Author Topic: Symposium: Resurrecting the fountainhead of removal doctrine  (Read 311 times)

0 Members and 1 Guest are viewing this topic.

Online Elderberry

  • TBR Contributor
  • *****
  • Posts: 13,010
Symposium: Resurrecting the fountainhead of removal doctrine
« on: February 15, 2020, 09:22:23 AM »
SCOTUSblog by Ilya Shapiro and Trevor Burrus 2/13/2020

The Consumer Financial Protection Bureau has been controversial since its creation. First proposed by then-Harvard Law professor Elizabeth Warren, the CFPB administers 19 federal consumer-protection statutes and is overseen by a single director nominated by the president and confirmed by the Senate. That director serves a five-year term, removable only for “inefficiency, neglect of duty, or malfeasance in office.”

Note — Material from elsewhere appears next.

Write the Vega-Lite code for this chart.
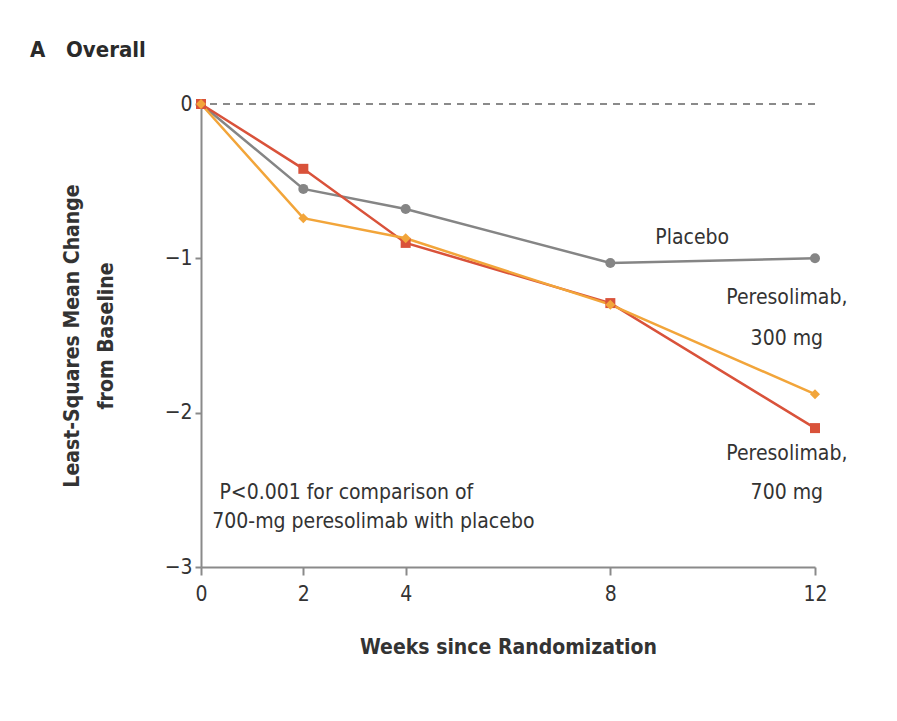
{
  "$schema": "https://vega.github.io/schema/vega-lite/v6.json",
  "width": 614,
  "height": 463,
  "autosize": {"type": "none"},
  "padding": {"left": 201, "top": 104, "right": 82, "bottom": 154},
  "background": "white",
  "config": {
    "font": "DejaVu Sans Condensed",
    "view": {"stroke": null},
    "axis": {"grid": false, "domainColor": "#8a8a8a", "domainWidth": 2, "tickColor": "#8a8a8a", "tickWidth": 2, "labelColor": "#333333", "labelFontSize": 21, "titleColor": "#333333", "titleFontSize": 21, "titleFontWeight": "bold"}
  },
  "title": {"text": "A\u00a0\u00a0\u00a0Overall", "anchor": "start", "frame": "group", "dx": -171, "offset": 31, "fontSize": 22, "fontWeight": "bold", "color": "#2a2a2a"},
  "datasets": {
    "series": [
      {"group": "Placebo", "week": 0, "value": 0},
      {"group": "Placebo", "week": 2, "value": -0.55},
      {"group": "Placebo", "week": 4, "value": -0.68},
      {"group": "Placebo", "week": 8, "value": -1.03},
      {"group": "Placebo", "week": 12, "value": -1.0},
      {"group": "Peresolimab, 700 mg", "week": 0, "value": 0},
      {"group": "Peresolimab, 700 mg", "week": 2, "value": -0.42},
      {"group": "Peresolimab, 700 mg", "week": 4, "value": -0.9},
      {"group": "Peresolimab, 700 mg", "week": 8, "value": -1.29},
      {"group": "Peresolimab, 700 mg", "week": 12, "value": -2.1},
      {"group": "Peresolimab, 300 mg", "week": 0, "value": 0},
      {"group": "Peresolimab, 300 mg", "week": 2, "value": -0.74},
      {"group": "Peresolimab, 300 mg", "week": 4, "value": -0.87},
      {"group": "Peresolimab, 300 mg", "week": 8, "value": -1.3},
      {"group": "Peresolimab, 300 mg", "week": 12, "value": -1.88}
    ],
    "labels": [
      {"week": 9.6, "value": -0.87, "text": "Placebo"},
      {"week": 11.45, "value": -1.26, "text": "Peresolimab,"},
      {"week": 11.45, "value": -1.52, "text": "300 mg"},
      {"week": 11.45, "value": -2.27, "text": "Peresolimab,"},
      {"week": 11.45, "value": -2.52, "text": "700 mg"}
    ],
    "note": [
      {"week": 0.36, "value": -2.52, "text": "P<0.001 for comparison of"},
      {"week": 0.22, "value": -2.71, "text": "700-mg peresolimab with placebo"}
    ]
  },
  "layer": [
    {
      "data": {"values": [{"y": 0}]},
      "mark": {"type": "rule", "color": "#8a8a8a", "strokeWidth": 2, "strokeDash": [7, 6]},
      "encoding": {"y": {"datum": 0, "type": "quantitative", "scale": {"domain": [-3, 0], "nice": false}}}
    },
    {
      "data": {"name": "series"},
      "mark": {"type": "line", "strokeWidth": 2.5},
      "encoding": {
        "x": {"field": "week", "type": "quantitative", "scale": {"domain": [0, 12], "nice": false},
          "axis": {"values": [0, 2, 4, 8, 12], "format": "d", "labelFlush": false, "title": "Weeks since Randomization", "titlePadding": 32, "labelPadding": 8, "tickSize": 8}},
        "y": {"field": "value", "type": "quantitative", "scale": {"domain": [-3, 0], "nice": false},
          "axis": {"values": [0, -1, -2, -3], "format": "d", "labelFlush": false, "title": ["Least-Squares Mean Change", "from Baseline"], "titleLineHeight": 34, "titlePadding": 48, "tickSize": 6, "labelPadding": 3}},
        "color": {"field": "group", "type": "nominal", "legend": null,
          "scale": {"domain": ["Placebo", "Peresolimab, 700 mg", "Peresolimab, 300 mg"], "range": ["#858585", "#d9523a", "#f2a53a"]}},
        "order": {"field": "week"},
        "detail": {"field": "group"}
      }
    },
    {
      "data": {"name": "series"},
      "mark": {"type": "point", "filled": true, "opacity": 1, "size": 100},
      "encoding": {
        "x": {"field": "week", "type": "quantitative"},
        "y": {"field": "value", "type": "quantitative"},
        "color": {"field": "group", "type": "nominal", "legend": null},
        "shape": {"field": "group", "type": "nominal", "legend": null,
          "scale": {"domain": ["Placebo", "Peresolimab, 700 mg", "Peresolimab, 300 mg"], "range": ["circle", "square", "diamond"]}}
      }
    },
    {
      "data": {"name": "labels"},
      "mark": {"type": "text", "fontSize": 21, "color": "#333333", "align": "center", "baseline": "middle"},
      "encoding": {
        "x": {"field": "week", "type": "quantitative"},
        "y": {"field": "value", "type": "quantitative"},
        "text": {"field": "text"}
      }
    },
    {
      "data": {"name": "note"},
      "mark": {"type": "text", "fontSize": 21, "color": "#333333", "align": "left", "baseline": "middle"},
      "encoding": {
        "x": {"field": "week", "type": "quantitative"},
        "y": {"field": "value", "type": "quantitative"},
        "text": {"field": "text"}
      }
    }
  ]
}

Even in a town where so much power is wielded, it isn’t going too far to say that the CFPB director is one of the most powerful and unaccountable people in Washington. The agency isn’t even beholden to the normal appropriations process because its funding comes from the Federal Reserve. The director simply requests an amount “reasonably necessary to carry out” the agency’s duties, and the Fed provides it (so long as it doesn’t go above a set percentage of the Fed’s operating expenses).

A dedicated CFPB director could rework a large part of America’s financial system and there’s almost nothing any elected official could do about it. A dedicated president could promise his constituents that he would fix certain broken aspects of consumer lending, but he would be nearly powerless against the awesome and unaccountable power of the CFPB director.

There’s something wrong with that. Although independent agencies may sometimes be good for governance, they fit uneasily into our constitutional structure. Seila Law is a California-based law firm that assists clients with consumer debt. When the CFPB opened an investigation into whether the firm violated consumer-finance law, it probably didn’t expect to end up at the Supreme Court litigating the constitutionality of its own structure. Or maybe it did, because the structure of the CFPB has hung like a sword of Damocles over the agency since its creation.

More: https://www.scotusblog.com/2020/02/symposium-resurrecting-the-fountainhead-of-removal-doctrine/#more-291778

Offline Maj. Bill Martin

  • Hero Member
  • ****
  • Posts: 5,505
  • Gender: Male
  • I'll make Mincemeat out of 'em"
Re: Symposium: Resurrecting the fountainhead of removal doctrine
« Reply #1 on: February 18, 2020, 05:30:13 PM »
That whole line of cases authorizing "independent" commissions should be wiped out, as well as the authority of agencies to make rules that are legally enforceable.  That should left to Congress alone.